The inclusion of Transigen conquers the first hurdle that many Marvel films falter at: the villain. Richard E. Grant’s doctor heads the company, but it’s his band of murderous cyborgs known as Reavers, led by Donald Pierce (Boyd Holbrook), that present the real threat. Even so, Logan is a character-driven film, and its villains are less of a priority than its heroes. With the once-powerful Charles now unable to use his powers, it is down to just Logan and Laura to fight back, making for an interesting dynamic; Laura – who shares her mutation with Logan – is humorously capable but ultimately just a child, while Logan is not only ageing and an addict, but losing the healing powers that once made him near-enough indestructible. It’s refreshingly risky for a superhero film to have all of its heroes so vulnerable – particularly when pitted against Transigen’s X-24, a weapon which is revealed in one of the most giddily spectacular plot twists in comic book movie history.


This huge emphasis that Logan places on its characters and their relationships – be it between Logan and Charles, Logan and Laura, or even Logan and himself – makes the equal emphasis that it places on action feel well-earned. After Deadpool paved the way for R-rated superheroes last year, Logan certainly doesn’t shy away from the opportunity for the language and violence that had always previously been watered-down to suit the X-Men movies’ PG-13 nature. As with Deadpool, the R-rating for Logan feels necessary rather than gratuitous, and it’s incredibly satisfying to finally witness the true extent of the damage that those metal claws can cause, in all their bloody glory.

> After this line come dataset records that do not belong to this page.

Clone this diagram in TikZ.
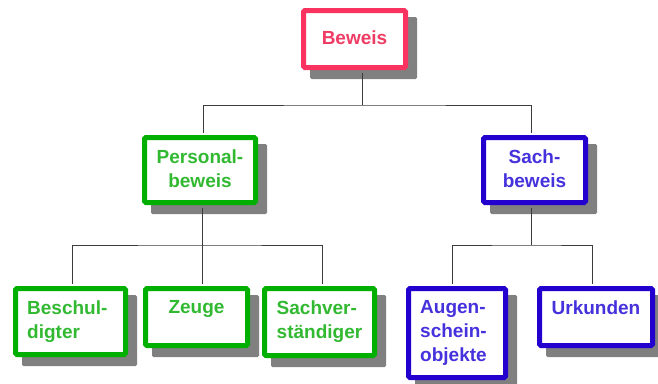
\documentclass[tikz,border=0pt]{standalone}
\usepackage{fontspec}
\setmainfont{Liberation Sans}
\definecolor{redb}{RGB}{250,50,95}
\definecolor{redt}{RGB}{240,60,100}
\definecolor{greenb}{RGB}{0,175,0}
\definecolor{greent}{RGB}{50,185,50}
\definecolor{blueb}{RGB}{35,0,205}
\definecolor{bluet}{RGB}{70,50,220}
\definecolor{shadowc}{RGB}{128,128,128}
\definecolor{linec}{RGB}{60,60,60}
\newcommand\mkbox[8]{%
  \fill[shadowc, rounded corners=1.5pt] (#2+9,#3+9) rectangle (#4+9,#5+9);
  \node[boxst, draw=#6, minimum width={#4-#2-5}, minimum height={#5-#3-5}] (#1) at ({(#2+#4)/2},{(#3+#5)/2}) {};
  \node[txtst, text=#7, anchor=north] (#1-t) at ([yshift=-14.5pt]#1.north) {#8};
}
\newcommand\mkboxl[9]{%
  \fill[shadowc, rounded corners=1.5pt] (#2+9,#3+9) rectangle (#4+9,#5+9);
  \node[boxst, draw=#6, minimum width={#4-#2-5}, minimum height={#5-#3-5}] (#1) at ({(#2+#4)/2},{(#3+#5)/2}) {};
  \node[txtst, align=left, text=#7, anchor=north west] (#1-t) at ([xshift=#9,yshift=-14.5pt]#1.north west) {#8};
}
\begin{document}
\begin{tikzpicture}[x=1pt,y=-1pt,
  boxst/.style={line width=5pt, rounded corners=1.5pt, fill=white, inner sep=0pt},
  txtst/.style={font=\fontsize{19}{24}\selectfont\bfseries, align=center, inner sep=0pt},
  conn/.style={draw=linec, line width=1pt}]
\useasboundingbox (0,0) rectangle (658,383);
\coordinate (j1) at (362,105);
\coordinate (j2) at (202,245);
\coordinate (j3) at (531,245);
% boxes
\fill[shadowc, rounded corners=1.5pt] (310,17) rectangle (417,79);
\node[boxst, draw=redb, minimum width=102pt, minimum height=57pt] (beweis) at (354.5,39) {};
\node[txtst, text=redt, anchor=north] (beweis-t) at ([yshift=-22.5pt]beweis.north) {Beweis};
\mkbox{personal}{142}{135}{258}{205}{greenb}{greent}{Personal-\\beweis}
\mkbox{sach}{481}{135}{588}{205}{blueb}{bluet}{Sach-\\beweis}
\mkboxl{beschul}{13}{286}{128}{357}{greenb}{greent}{Beschul-\\digter}{14pt}
\mkbox{zeuge}{143}{286}{250}{348}{greenb}{greent}{Zeuge}
\mkboxl{sachv}{262}{286}{377}{358}{greenb}{greent}{Sachver-\\ständiger}{14.5pt}
\mkboxl{augen}{406}{286}{508}{380}{blueb}{bluet}{Augen-\\schein-\\objekte}{14pt}
\mkbox{urk}{537}{286}{655}{348}{blueb}{bluet}{Urkunden}
% connectors
\draw[conn] ([xshift=7.5pt,yshift=-2.5pt]beweis.south) -- (j1);
\draw[conn] ([xshift=3pt,yshift=2.5pt]personal.north) |- (j1) -| ([xshift=-3.5pt,yshift=2.5pt]sach.north);
\draw[conn] ([xshift=2pt,yshift=-2.5pt]personal.south) -- (j2);
\draw[conn] ([xshift=1.5pt,yshift=2.5pt]beschul.north) |- (j2) -| ([xshift=2.5pt,yshift=2.5pt]sachv.north);
\draw[conn] (j2) -- ([xshift=5.5pt,yshift=2.5pt]zeuge.north);
\draw[conn] ([xshift=-3.5pt,yshift=-2.5pt]sach.south) -- (j3);
\draw[conn] ([xshift=-5pt,yshift=2.5pt]augen.north) |- (j3) -| ([xshift=-4pt,yshift=2.5pt]urk.north);
\end{tikzpicture}
\end{document}
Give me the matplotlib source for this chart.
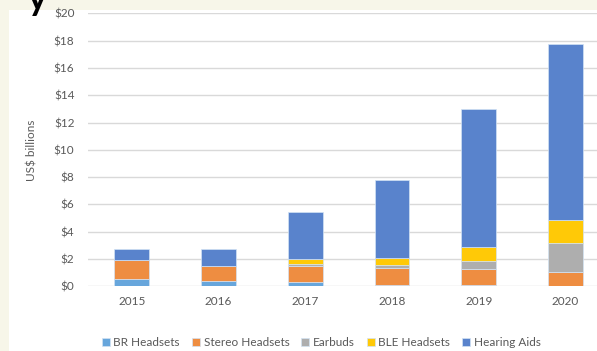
import matplotlib.pyplot as plt
import numpy as np
from matplotlib.patches import Rectangle

years = ["2015", "2016", "2017", "2018", "2019", "2020"]
br_headsets = [0.55, 0.37, 0.29, 0.07, 0.07, 0.05]
stereo_headsets = [1.35, 1.10, 1.18, 1.25, 1.18, 1.00]
earbuds = [0.0, 0.05, 0.19, 0.23, 0.59, 2.11]
ble_headsets = [0.0, 0.0, 0.34, 0.54, 1.06, 1.70]
hearing_aids = [0.85, 1.24, 3.44, 5.68, 10.09, 12.89]

series = [
    ("BR Headsets", br_headsets, "#67A6DC"),
    ("Stereo Headsets", stereo_headsets, "#EE8D41"),
    ("Earbuds", earbuds, "#AEAEAE"),
    ("BLE Headsets", ble_headsets, "#FFC907"),
    ("Hearing Aids", hearing_aids, "#5983CC"),
]

plt.rcParams['font.family'] = ['Lato', 'DejaVu Sans']

fig = plt.figure(figsize=(5.97, 3.51), dpi=100, facecolor="#f7f6e9")
# white slide area behind the chart
bg = Rectangle((9 / 597, 0), 1, (351 - 10) / 351, transform=fig.transFigure,
               facecolor="white", edgecolor="none", zorder=-5)
fig.add_artist(bg)
# cut-off title fragment
fig.text(0.047, 1.0, "y", fontsize=26, fontweight="bold", color="black",
         ha="left", va="center")

ax = fig.add_axes([0.148, 0.184, 0.872, 0.778])
ax.set_facecolor("none")
ax.set_zorder(1)

x = np.arange(len(years))
bottom = np.zeros(len(years))
for name, vals, col in series:
    ax.bar(x, vals, 0.40, bottom=bottom, color=col, label=name,
           edgecolor="#d3e3f4", linewidth=0.5, zorder=3)
    bottom += np.array(vals)

ax.set_xlim(-0.5, 5.5)
ax.set_ylim(0, 20)
ax.set_yticks(range(0, 21, 2))
ax.set_yticklabels([f"${v}" for v in range(0, 21, 2)])
ax.set_xticks(x)
ax.set_xticklabels(years)
ax.grid(axis="y", color="#d9d9d9", linewidth=1.0, zorder=0)
for s in ax.spines.values():
    s.set_visible(False)
ax.tick_params(axis="both", length=0, labelsize=8.5, colors="#595959")
ax.tick_params(axis="y", pad=10)
ax.tick_params(axis="x", pad=7)
ax.set_ylabel("US$ billions", fontsize=8.5, color="#595959", labelpad=12)

fig.legend(loc="center", bbox_to_anchor=(0.538, 0.023), ncol=5,
           frameon=False, fontsize=8.5, labelcolor="#595959",
           handlelength=0.7, handleheight=0.7, handletextpad=0.3,
           columnspacing=1.0)

fig.savefig("out.png", dpi=100, facecolor=fig.get_facecolor())
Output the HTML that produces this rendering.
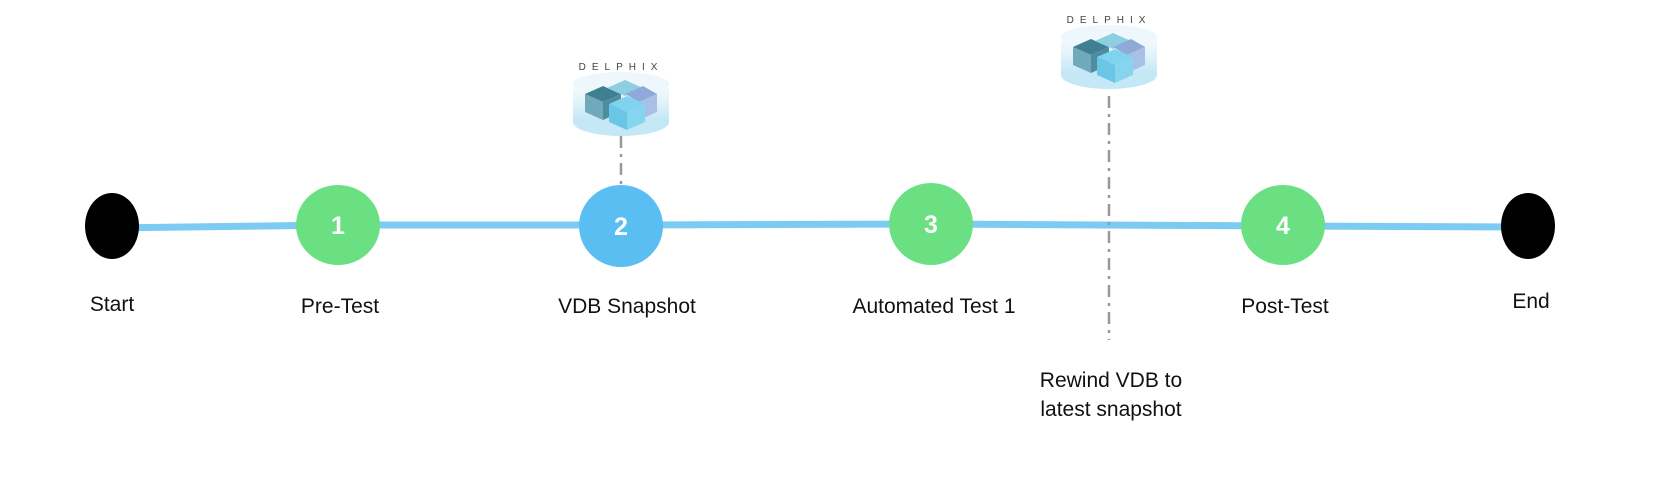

If there are faults to be found in Logan, they all occur towards the end of the second act, when the pacing starts to drag along a little too slowly and a moment that should have been monumental instead feels disappointingly inconsequential. Still, the third act is remarkable enough to make up for these flaws; a welcome exercise on how to make a finale small-scale and personal (with not one imminent apocalypse or half-destroyed city in sight) while still maintaining a sense of threat and tension. Logan is a stripped-down take on the superhero genre, with the grit of a Western rather than the flash and flare of a Marvel movie, but still every bit as fun. No other film could have possibly made for as perfect a farewell to Hugh Jackman as this, from beginning to emotional end, and one powerful final shot, that hopefully brings a smile amidst the tears.